--- Data extract ---
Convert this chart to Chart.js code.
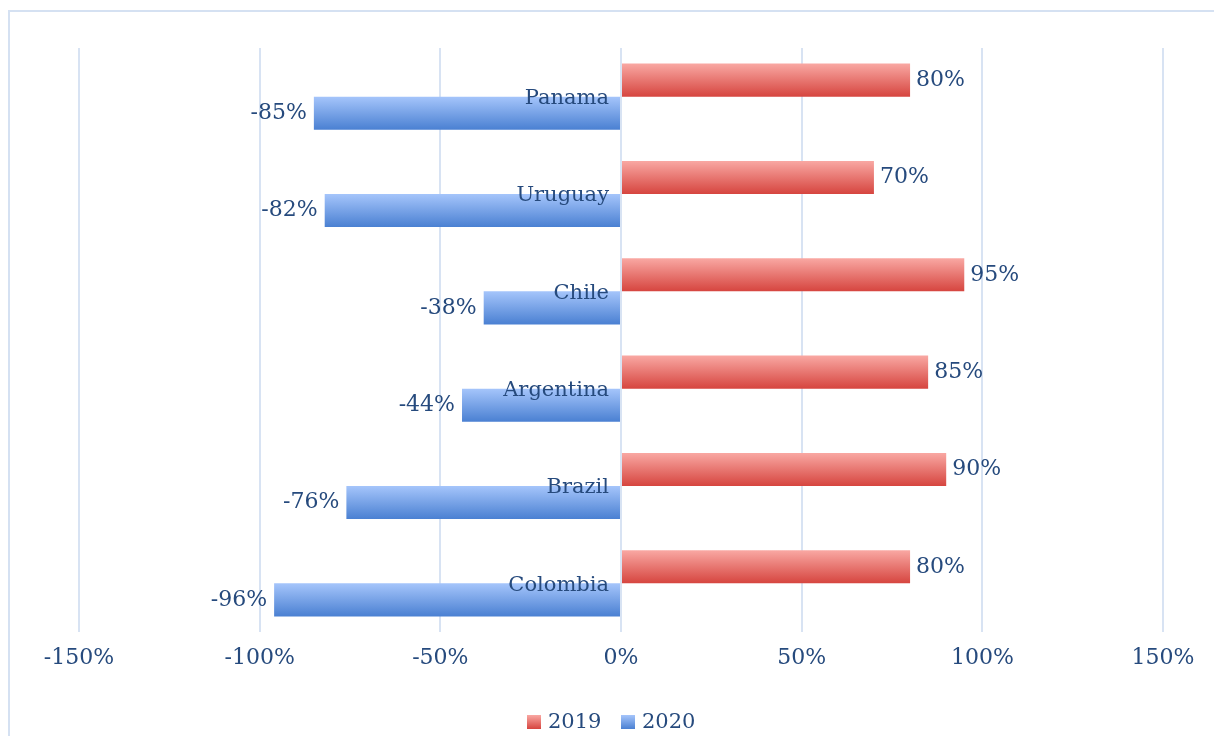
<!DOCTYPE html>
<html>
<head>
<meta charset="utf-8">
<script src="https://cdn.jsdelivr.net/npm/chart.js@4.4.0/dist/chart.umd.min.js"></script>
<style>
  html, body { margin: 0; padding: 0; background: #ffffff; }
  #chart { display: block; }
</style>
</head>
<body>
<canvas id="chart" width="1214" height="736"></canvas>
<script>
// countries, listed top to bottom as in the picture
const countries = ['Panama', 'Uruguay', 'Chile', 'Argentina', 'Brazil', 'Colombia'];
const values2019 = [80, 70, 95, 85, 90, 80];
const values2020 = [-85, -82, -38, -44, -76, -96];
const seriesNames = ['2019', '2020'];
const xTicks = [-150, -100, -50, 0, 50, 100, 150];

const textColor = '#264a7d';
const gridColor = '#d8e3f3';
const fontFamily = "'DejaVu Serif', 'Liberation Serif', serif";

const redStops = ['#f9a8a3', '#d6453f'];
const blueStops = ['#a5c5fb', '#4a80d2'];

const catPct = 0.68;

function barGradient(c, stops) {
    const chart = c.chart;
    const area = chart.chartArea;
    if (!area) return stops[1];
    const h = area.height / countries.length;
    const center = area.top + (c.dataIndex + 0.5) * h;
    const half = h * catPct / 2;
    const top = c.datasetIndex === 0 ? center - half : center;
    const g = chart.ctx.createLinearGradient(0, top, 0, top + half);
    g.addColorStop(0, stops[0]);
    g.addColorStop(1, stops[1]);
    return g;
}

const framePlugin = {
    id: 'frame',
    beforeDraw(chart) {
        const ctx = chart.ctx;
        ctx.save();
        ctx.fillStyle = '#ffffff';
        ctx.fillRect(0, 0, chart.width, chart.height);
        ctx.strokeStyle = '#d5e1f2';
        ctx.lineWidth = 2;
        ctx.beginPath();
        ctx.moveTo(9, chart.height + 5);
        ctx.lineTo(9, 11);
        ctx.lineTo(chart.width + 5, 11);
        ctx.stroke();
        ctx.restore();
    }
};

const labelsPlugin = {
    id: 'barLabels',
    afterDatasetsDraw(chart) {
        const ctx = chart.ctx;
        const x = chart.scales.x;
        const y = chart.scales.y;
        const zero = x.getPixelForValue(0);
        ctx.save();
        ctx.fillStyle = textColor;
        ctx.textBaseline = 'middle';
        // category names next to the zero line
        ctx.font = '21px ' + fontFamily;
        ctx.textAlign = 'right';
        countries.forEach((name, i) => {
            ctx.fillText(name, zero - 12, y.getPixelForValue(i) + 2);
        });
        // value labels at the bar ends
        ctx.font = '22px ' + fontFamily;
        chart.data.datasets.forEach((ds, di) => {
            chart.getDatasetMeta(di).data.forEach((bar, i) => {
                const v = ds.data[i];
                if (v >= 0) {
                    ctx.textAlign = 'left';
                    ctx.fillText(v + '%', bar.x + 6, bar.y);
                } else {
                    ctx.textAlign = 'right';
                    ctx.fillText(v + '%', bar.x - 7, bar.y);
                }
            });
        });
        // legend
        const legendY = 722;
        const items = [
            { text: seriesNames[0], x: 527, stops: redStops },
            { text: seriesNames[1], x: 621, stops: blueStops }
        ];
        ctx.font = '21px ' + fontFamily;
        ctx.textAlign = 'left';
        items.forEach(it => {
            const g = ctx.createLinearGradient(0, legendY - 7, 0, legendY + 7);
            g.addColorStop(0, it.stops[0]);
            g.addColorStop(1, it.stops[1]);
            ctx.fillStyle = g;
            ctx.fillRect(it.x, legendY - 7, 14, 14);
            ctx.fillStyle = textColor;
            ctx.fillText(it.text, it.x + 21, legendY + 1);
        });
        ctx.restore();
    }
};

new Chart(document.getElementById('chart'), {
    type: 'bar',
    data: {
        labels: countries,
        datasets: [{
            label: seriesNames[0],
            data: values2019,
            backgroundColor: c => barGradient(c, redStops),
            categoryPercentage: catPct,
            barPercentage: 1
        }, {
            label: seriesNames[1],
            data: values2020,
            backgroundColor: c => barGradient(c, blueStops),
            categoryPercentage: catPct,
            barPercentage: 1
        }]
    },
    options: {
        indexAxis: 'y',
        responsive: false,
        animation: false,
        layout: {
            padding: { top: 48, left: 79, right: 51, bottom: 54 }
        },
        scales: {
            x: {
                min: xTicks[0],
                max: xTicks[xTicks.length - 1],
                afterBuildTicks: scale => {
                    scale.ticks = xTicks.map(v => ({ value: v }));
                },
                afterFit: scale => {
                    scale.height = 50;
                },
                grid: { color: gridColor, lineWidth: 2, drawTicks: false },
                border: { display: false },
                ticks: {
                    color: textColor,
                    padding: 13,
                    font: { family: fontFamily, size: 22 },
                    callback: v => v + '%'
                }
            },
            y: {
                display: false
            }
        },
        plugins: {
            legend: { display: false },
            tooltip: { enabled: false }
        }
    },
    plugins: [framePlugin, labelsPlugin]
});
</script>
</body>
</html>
---
--- Data extract ---
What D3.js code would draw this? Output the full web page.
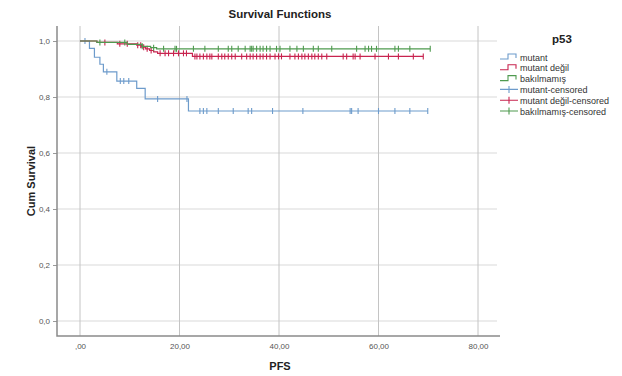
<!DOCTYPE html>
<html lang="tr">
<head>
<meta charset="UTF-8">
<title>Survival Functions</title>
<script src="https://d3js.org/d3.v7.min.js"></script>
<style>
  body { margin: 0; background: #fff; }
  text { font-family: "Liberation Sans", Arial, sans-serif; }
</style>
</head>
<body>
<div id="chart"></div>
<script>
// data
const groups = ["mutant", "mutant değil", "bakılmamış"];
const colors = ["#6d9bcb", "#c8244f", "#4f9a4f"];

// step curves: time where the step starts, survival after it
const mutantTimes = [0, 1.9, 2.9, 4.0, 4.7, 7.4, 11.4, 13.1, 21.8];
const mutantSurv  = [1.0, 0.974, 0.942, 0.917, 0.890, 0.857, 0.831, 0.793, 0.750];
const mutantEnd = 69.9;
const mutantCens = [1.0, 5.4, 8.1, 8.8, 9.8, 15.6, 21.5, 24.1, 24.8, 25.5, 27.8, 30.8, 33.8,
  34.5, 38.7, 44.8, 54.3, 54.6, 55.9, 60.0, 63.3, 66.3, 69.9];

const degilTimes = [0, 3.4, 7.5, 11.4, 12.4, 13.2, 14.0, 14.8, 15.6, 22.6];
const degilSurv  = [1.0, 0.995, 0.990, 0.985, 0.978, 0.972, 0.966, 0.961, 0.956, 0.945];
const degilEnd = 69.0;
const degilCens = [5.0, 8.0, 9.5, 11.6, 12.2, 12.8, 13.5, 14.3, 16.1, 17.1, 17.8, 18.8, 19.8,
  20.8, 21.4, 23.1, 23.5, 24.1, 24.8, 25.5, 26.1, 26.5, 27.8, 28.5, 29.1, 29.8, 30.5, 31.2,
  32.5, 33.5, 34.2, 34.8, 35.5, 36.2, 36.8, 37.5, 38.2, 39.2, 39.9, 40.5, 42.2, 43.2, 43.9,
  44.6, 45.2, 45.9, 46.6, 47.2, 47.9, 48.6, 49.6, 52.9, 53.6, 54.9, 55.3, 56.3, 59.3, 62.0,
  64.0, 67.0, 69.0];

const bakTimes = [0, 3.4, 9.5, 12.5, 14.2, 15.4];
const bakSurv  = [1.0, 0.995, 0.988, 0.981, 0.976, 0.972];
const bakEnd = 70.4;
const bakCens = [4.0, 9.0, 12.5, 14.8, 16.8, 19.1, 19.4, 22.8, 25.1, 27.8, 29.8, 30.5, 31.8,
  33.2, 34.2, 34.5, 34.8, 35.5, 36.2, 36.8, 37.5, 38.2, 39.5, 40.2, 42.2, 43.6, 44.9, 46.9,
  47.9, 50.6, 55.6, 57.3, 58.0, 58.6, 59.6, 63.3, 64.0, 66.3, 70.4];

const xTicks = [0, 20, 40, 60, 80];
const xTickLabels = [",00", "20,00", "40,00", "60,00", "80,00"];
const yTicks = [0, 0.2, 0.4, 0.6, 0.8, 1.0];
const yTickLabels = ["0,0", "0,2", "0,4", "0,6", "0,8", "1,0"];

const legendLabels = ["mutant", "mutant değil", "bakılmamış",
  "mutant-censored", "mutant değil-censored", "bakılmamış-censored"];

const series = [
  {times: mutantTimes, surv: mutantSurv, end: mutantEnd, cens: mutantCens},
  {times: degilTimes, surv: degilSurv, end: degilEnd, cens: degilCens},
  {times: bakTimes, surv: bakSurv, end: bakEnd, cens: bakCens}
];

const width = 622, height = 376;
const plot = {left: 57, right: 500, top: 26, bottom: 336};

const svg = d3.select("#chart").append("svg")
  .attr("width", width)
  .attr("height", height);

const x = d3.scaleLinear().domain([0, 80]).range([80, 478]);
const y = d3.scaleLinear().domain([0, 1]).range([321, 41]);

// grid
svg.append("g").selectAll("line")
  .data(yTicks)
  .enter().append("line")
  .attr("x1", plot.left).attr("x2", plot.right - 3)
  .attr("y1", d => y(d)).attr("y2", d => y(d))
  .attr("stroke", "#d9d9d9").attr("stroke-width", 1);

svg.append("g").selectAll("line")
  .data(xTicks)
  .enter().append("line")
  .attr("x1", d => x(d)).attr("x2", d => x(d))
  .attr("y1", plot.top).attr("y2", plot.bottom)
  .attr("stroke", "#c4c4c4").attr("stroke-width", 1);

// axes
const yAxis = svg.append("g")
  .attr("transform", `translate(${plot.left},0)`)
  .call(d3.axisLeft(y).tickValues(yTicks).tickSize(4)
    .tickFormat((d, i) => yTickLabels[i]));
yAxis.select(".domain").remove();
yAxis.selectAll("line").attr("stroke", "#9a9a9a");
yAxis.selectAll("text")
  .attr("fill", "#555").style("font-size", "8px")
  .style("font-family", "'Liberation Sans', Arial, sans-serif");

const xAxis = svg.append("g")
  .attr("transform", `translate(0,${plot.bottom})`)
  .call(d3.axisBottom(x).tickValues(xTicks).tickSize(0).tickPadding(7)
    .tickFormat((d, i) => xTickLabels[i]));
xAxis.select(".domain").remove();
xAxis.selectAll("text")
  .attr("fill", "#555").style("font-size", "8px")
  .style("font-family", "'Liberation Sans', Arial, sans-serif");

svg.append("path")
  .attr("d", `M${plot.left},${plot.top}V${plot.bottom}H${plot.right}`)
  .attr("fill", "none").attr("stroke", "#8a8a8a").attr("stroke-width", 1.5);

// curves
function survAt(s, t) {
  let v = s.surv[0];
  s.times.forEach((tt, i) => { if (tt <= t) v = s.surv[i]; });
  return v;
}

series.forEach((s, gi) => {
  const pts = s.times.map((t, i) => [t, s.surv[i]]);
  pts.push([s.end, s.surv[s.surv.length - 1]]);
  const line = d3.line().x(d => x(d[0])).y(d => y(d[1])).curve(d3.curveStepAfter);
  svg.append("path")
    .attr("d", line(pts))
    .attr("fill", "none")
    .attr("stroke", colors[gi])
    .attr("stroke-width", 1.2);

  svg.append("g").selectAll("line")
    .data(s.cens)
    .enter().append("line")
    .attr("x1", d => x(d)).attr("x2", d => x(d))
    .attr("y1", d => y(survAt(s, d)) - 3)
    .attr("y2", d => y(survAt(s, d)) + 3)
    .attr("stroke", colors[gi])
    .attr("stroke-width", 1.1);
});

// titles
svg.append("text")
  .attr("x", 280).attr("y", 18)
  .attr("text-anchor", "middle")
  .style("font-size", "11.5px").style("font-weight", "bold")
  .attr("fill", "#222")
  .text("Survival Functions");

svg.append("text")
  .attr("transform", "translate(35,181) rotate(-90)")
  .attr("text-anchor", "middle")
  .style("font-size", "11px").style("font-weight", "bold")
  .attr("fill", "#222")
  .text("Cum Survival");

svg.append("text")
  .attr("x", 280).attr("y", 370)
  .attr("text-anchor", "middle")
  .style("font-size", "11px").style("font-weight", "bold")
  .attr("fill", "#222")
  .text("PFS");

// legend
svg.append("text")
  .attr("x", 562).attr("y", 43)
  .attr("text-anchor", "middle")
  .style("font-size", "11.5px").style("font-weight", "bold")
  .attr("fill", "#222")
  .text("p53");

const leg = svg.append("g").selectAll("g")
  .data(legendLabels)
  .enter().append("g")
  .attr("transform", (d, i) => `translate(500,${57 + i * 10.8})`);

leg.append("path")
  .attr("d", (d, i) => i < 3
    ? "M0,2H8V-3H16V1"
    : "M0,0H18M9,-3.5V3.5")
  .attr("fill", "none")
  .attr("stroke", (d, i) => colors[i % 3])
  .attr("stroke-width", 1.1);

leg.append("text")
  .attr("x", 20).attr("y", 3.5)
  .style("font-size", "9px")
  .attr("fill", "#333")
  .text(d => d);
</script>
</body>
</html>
---
--- Data extract ---
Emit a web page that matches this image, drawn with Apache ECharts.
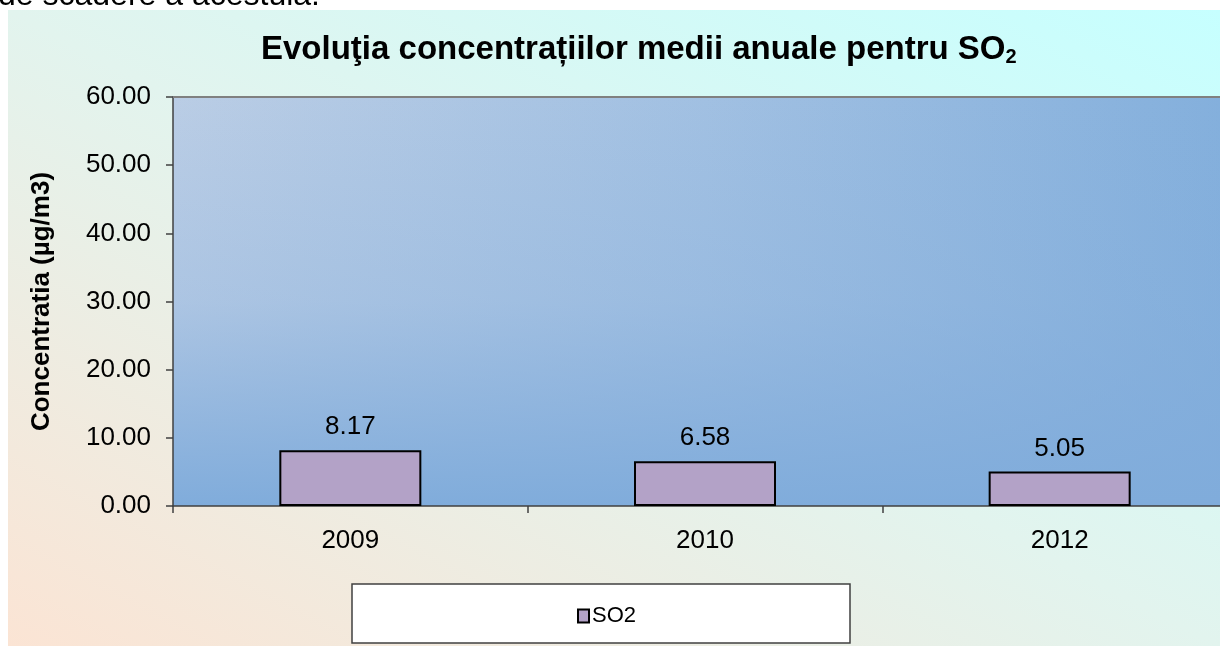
---
# [Work to complete]
Leave the pictures out and copy exactly the lines from the one with "Convert this chart to Chart.js code." to the one with "const catPct = 0.68;", both included.

# [Result below]
Convert this chart to Chart.js code.
<!DOCTYPE html>
<html>
<head>
<meta charset="utf-8">
<script src="https://cdn.jsdelivr.net/npm/chart.js@4.4.0/dist/chart.umd.min.js"></script>
<style>
  html, body { margin: 0; padding: 0; background: #ffffff; }
  #chart { display: block; }
</style>
</head>
<body>
<canvas id="chart" width="1214" height="736"></canvas>
<script>
// countries, listed top to bottom as in the picture
const countries = ['Panama', 'Uruguay', 'Chile', 'Argentina', 'Brazil', 'Colombia'];
const values2019 = [80, 70, 95, 85, 90, 80];
const values2020 = [-85, -82, -38, -44, -76, -96];
const seriesNames = ['2019', '2020'];
const xTicks = [-150, -100, -50, 0, 50, 100, 150];

const textColor = '#264a7d';
const gridColor = '#d8e3f3';
const fontFamily = "'DejaVu Serif', 'Liberation Serif', serif";

const redStops = ['#f9a8a3', '#d6453f'];
const blueStops = ['#a5c5fb', '#4a80d2'];

const catPct = 0.68;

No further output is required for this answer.